- The Washington Times - Monday, June 6, 2005

What happens when a court constitutionalizes infanticide? We ask the question because a federal appeals court in Virginia appears to have done just that.

In a contentious 2-1 decision last week that places Virginia in the hot seat of the abortion debate, the 4th U.S. Circuit Court of Appeals in Richmond threw out Virginia’s partial-birth abortion ban, sanctioning the actions of an abortionist plaintiff who crushes the heads and dismembers the arms and legs of infants as they emerge from the womb. The law the court struck down was similar to the partial-birth abortion ban Congress passed in 2003 and was one of the most reasonable attempts by a state legislature anywhere to end this barbaric procedure. But the court blocked it, thus giving its approval to a practice a large majority of Americans rightly regard as murder.

Unlike a much-discussed Nebraska bill that would have prohibited a number of abortion procedures, this Virginia law focused narrowly on protecting the infant itself as it is being delivered. It allowed several procedures that the Nebraska law would have banned and made an exception for cases where the mother’s life is at risk. None of that stopped the court from ruling that the law’s clause to protect the life of mothers was inadequate.

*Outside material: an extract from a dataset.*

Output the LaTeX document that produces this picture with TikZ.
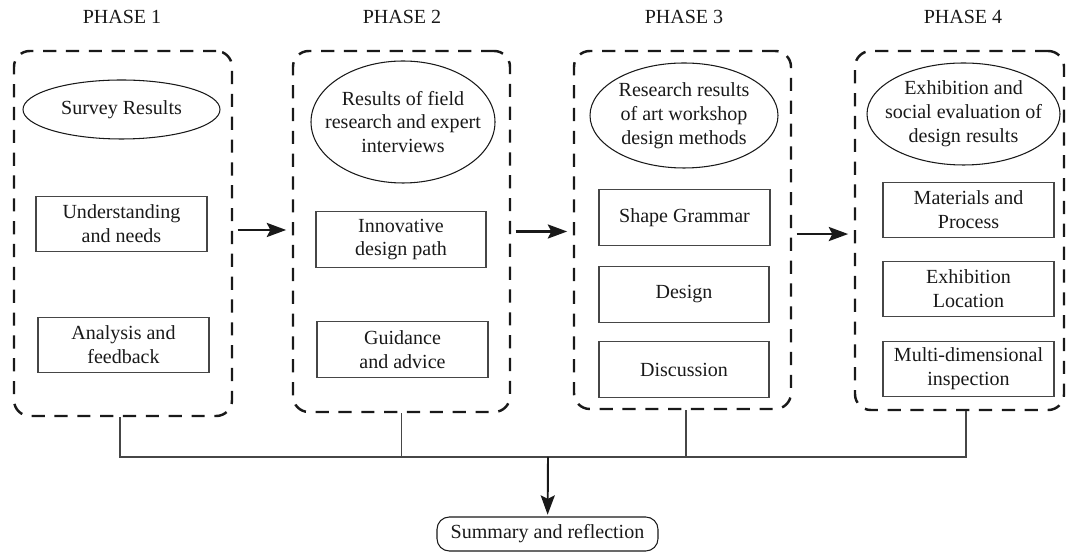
\documentclass[tikz,border=0pt]{standalone}
\usepackage{fontspec}
\setmainfont{Liberation Serif}
\definecolor{inkdark}{RGB}{25,25,25}
\definecolor{linegray}{RGB}{70,70,70}
\usetikzlibrary{arrows.meta, positioning, calc, shapes.geometric}
\tikzset{
  phbox/.style 2 args={draw=inkdark, dash pattern=on 7.5pt off 5.5pt, line width=1.4pt,
               rounded corners=9pt, minimum width=#1, minimum height=#2},
  ovl/.style 2 args={draw=inkdark, ellipse, line width=0.6pt, inner sep=0pt,
               minimum width=#1, minimum height=#2},
  bx/.style={draw=linegray, line width=0.6pt, minimum width=#1, minimum height=1.11cm,
               align=center, inner sep=0pt},
  sumbx/.style={draw=inkdark, line width=0.6pt, rounded corners=7pt,
               minimum width=4.42cm, minimum height=0.68cm},
  ttl/.style={inner sep=0pt},
  arr/.style={-{Stealth[length=11pt, width=8pt, inset=2pt]}, line width=1.4pt, draw=inkdark},
  bus/.style={draw=linegray, line width=0.6pt},
}

\begin{document}
\begin{tikzpicture}[every node/.style={font=\fontsize{11.4}{13.6}\selectfont, text=inkdark}]
    \useasboundingbox (0,0) rectangle (21.34,11.06);

    % phase titles
    \node[ttl] (t1) at (2.44,  10.72) {PHASE 1};
    \node[ttl] (t2) at (8.04,  10.72) {PHASE 2};
    \node[ttl] (t3) at (13.68, 10.72) {PHASE 3};
    \node[ttl] (t4) at (19.26, 10.72) {PHASE 4};

    % dashed frames
    \node[phbox={4.36cm}{7.30cm}] (p1) at (2.46,  6.39) {};
    \node[phbox={4.34cm}{7.22cm}] (p2) at (8.03,  6.43) {};
    \node[phbox={4.34cm}{7.16cm}] (p3) at (13.65, 6.46) {};
    \node[phbox={4.18cm}{7.18cm}] (p4) at (19.19, 6.45) {};

    % ellipses
    \node[ovl={3.94cm}{1.18cm}, label={[align=center]center:Survey Results}] (e1) at (2.43, 8.87) {};
    \node[ovl={3.68cm}{2.44cm}, label={[align=center]center:{Results of field\\research and expert\\interviews}}] (e2) at (8.06, 8.62) {};
    \node[ovl={3.76cm}{2.10cm}, label={[align=center]center:{Research results\\of art workshop\\design methods}}] (e3) at (13.68, 8.75) {};
    \node[ovl={3.86cm}{2.04cm}, label={[align=center]center:{Exhibition and\\social evaluation of\\design results}}] (e4) at (19.27, 8.78) {};

    % inner boxes
    \node[bx=3.42cm] (r11) at (2.43,  6.58) {Understanding\\and needs};
    \node[bx=3.42cm] (r12) at (2.47,  4.16) {Analysis and\\feedback};
    \node[bx=3.40cm] (r21) at (8.02,  6.27) {Innovative\\design path};
    \node[bx=3.42cm] (r22) at (8.05,  4.07) {Guidance\\and advice};
    \node[bx=3.42cm] (r31) at (13.69, 6.71) {Shape Grammar};
    \node[bx=3.40cm] (r32) at (13.68, 5.17) {Design};
    \node[bx=3.40cm] (r33) at (13.68, 3.67) {Discussion};
    \node[bx=3.42cm] (r41) at (19.37, 6.86) {Materials and\\Process};
    \node[bx=3.42cm] (r42) at (19.37, 5.28) {Exhibition\\Location};
    \node[bx=3.42cm] (r43) at (19.37, 3.68) {Multi-dimensional\\inspection};

    \draw[arr, shorten <=2.5pt, shorten >=3.2pt] ([yshift=2pt]p1.east) -- ([yshift=2pt]p1.east -| p2.west);
    \draw[arr, shorten <=2.5pt, shorten >=3.2pt] (p2.east) -- (p2.east -| p3.west);
    \draw[arr, shorten <=2.5pt, shorten >=3.2pt] ([yshift=-2.3pt]p3.east) -- ([yshift=-2.3pt]p3.east -| p4.west);

    % joining line and summary
    \coordinate (jn) at (10.96, 1.92);
    \node[sumbx] (sum) at (10.95, 0.38) {Summary and reflection};
    \draw[bus] ([xshift=-0.06cm]p1.south) -- ([xshift=-0.06cm]p1.south |- jn) -- ([xshift=0.13cm]p4.south |- jn) -- ([xshift=0.13cm]p4.south);
    \draw[bus] (p2.south) -- (p2.south |- jn);
    \draw[bus] ([xshift=0.07cm]p3.south) -- ([xshift=0.07cm]p3.south |- jn);
    \draw[arr, line width=1.1pt, shorten >=1pt] (jn) -- (sum);
\end{tikzpicture}
\end{document}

The “infanticide” claim doesn’t originate with us; it comes from Judge Paul V. Niemeyer, one of the three justices who sits on the court. In his 27-page dissent, Judge Neimeyer calls the ruling “a bold, new law that, in essence, constitutionalizes infanticide of a most gruesome nature.” In some uncommonly harsh words for his colleagues, Judge Niemeyer called the ruling “unfit for the laws of a people of liberty” and said it “unnecessarily distances our jurisprudence from that of the Supreme Court and from general norms of morality.” To give readers a sense of the other side, Judge Niemeyer quotes the plaintiff, Dr. William Fitzhugh, describing his work. “My job on any given patient is to terminate that pregnancy, which means that I don’t want a live birth.”

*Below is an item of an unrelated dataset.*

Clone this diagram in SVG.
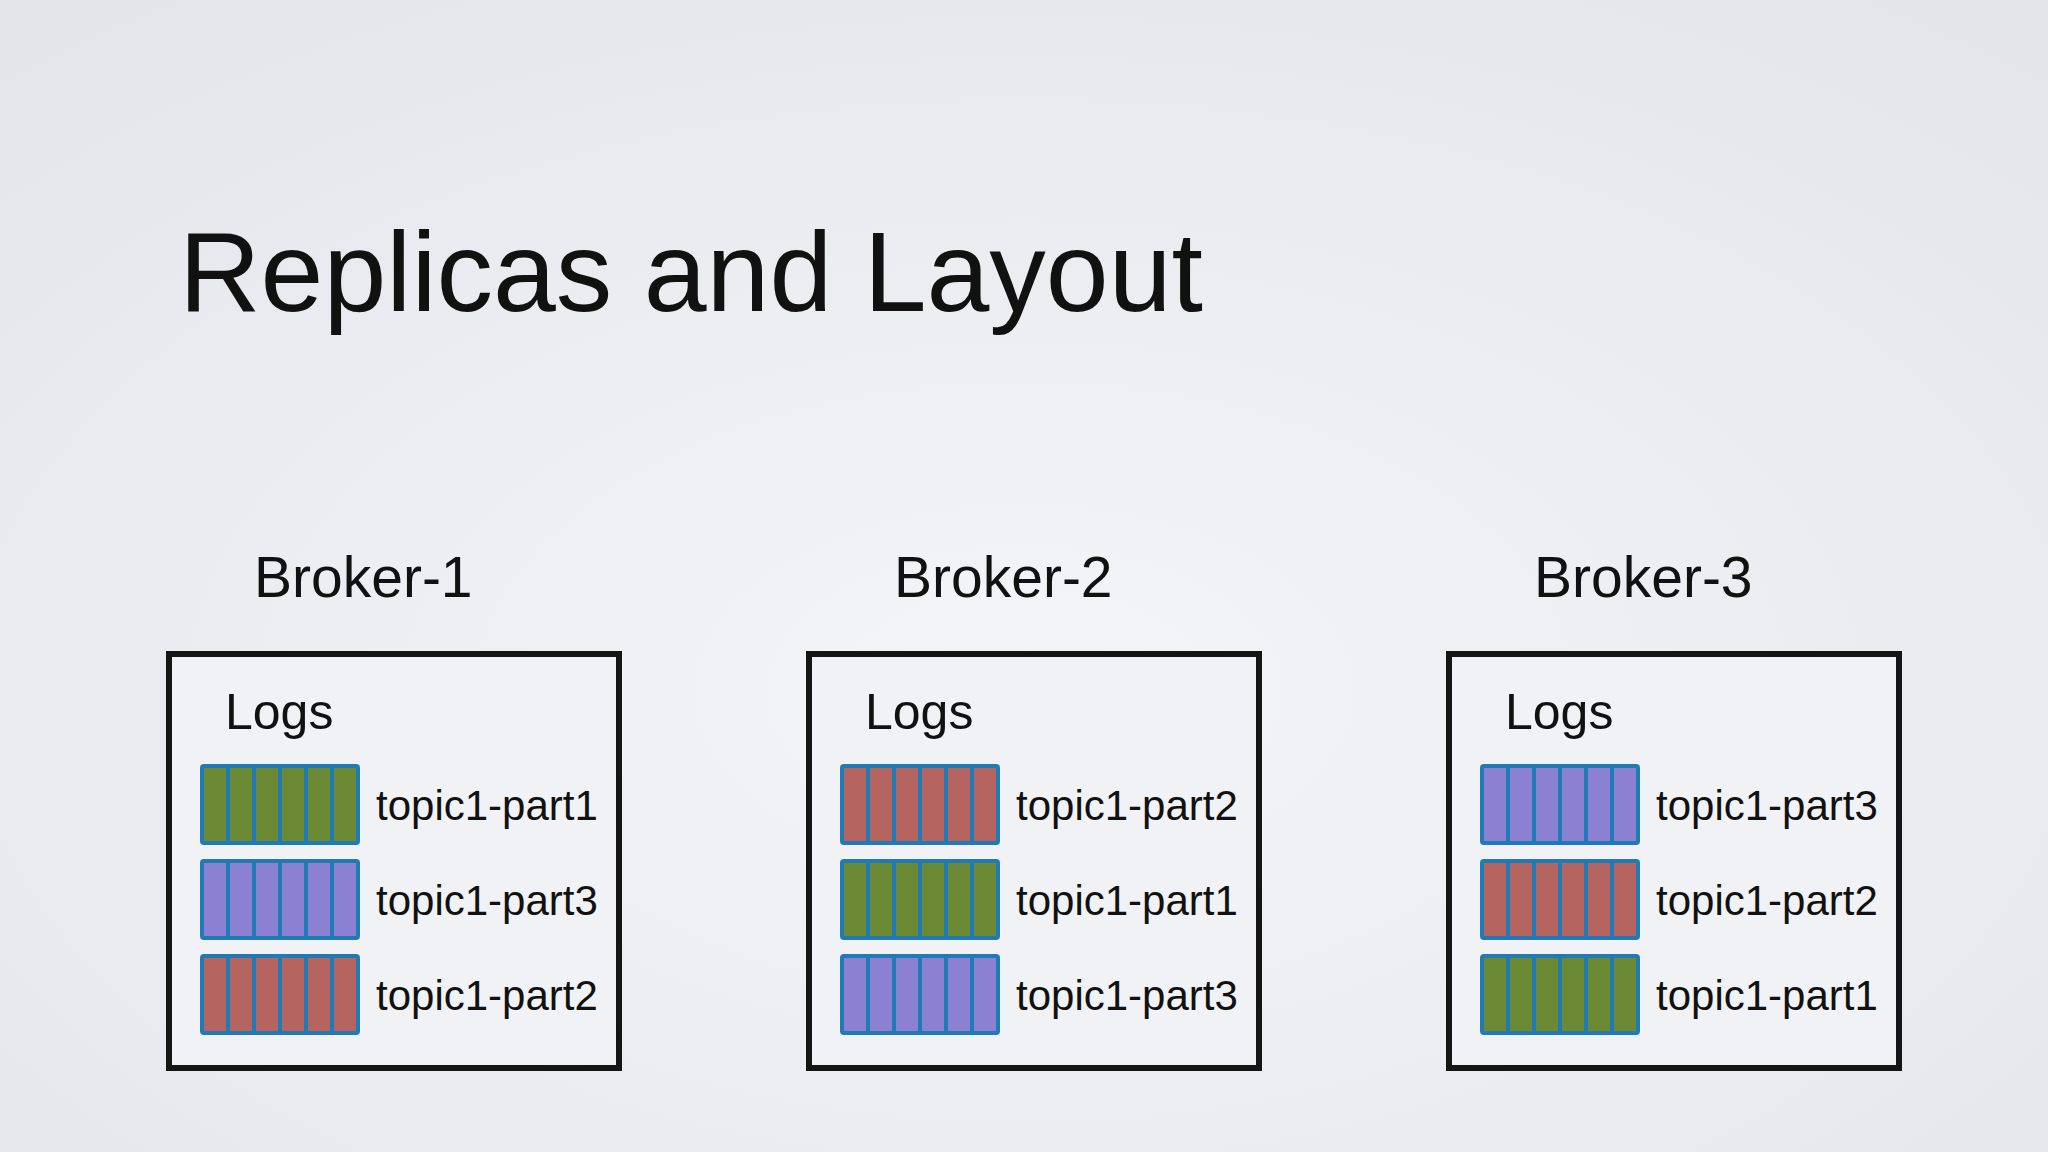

The public has spoken on partial-birth abortion. Time and again in polls, between half and two-thirds of Americans say they oppose the practice. The numbers change depending on how the question is phrased or when it is asked, but there’s no denying a massive base of opposition exists. It’s more than the religious right: According to one 2003 Los Angeles Times poll, 53 percent of Democrats and 56 percent of independents favored laws to make partial-birth abortion illegal. Clearly the public doesn’t want what the 4th Circuit is content to sanction. Virginia lawmakers need to craft another partial-birth abortion ban.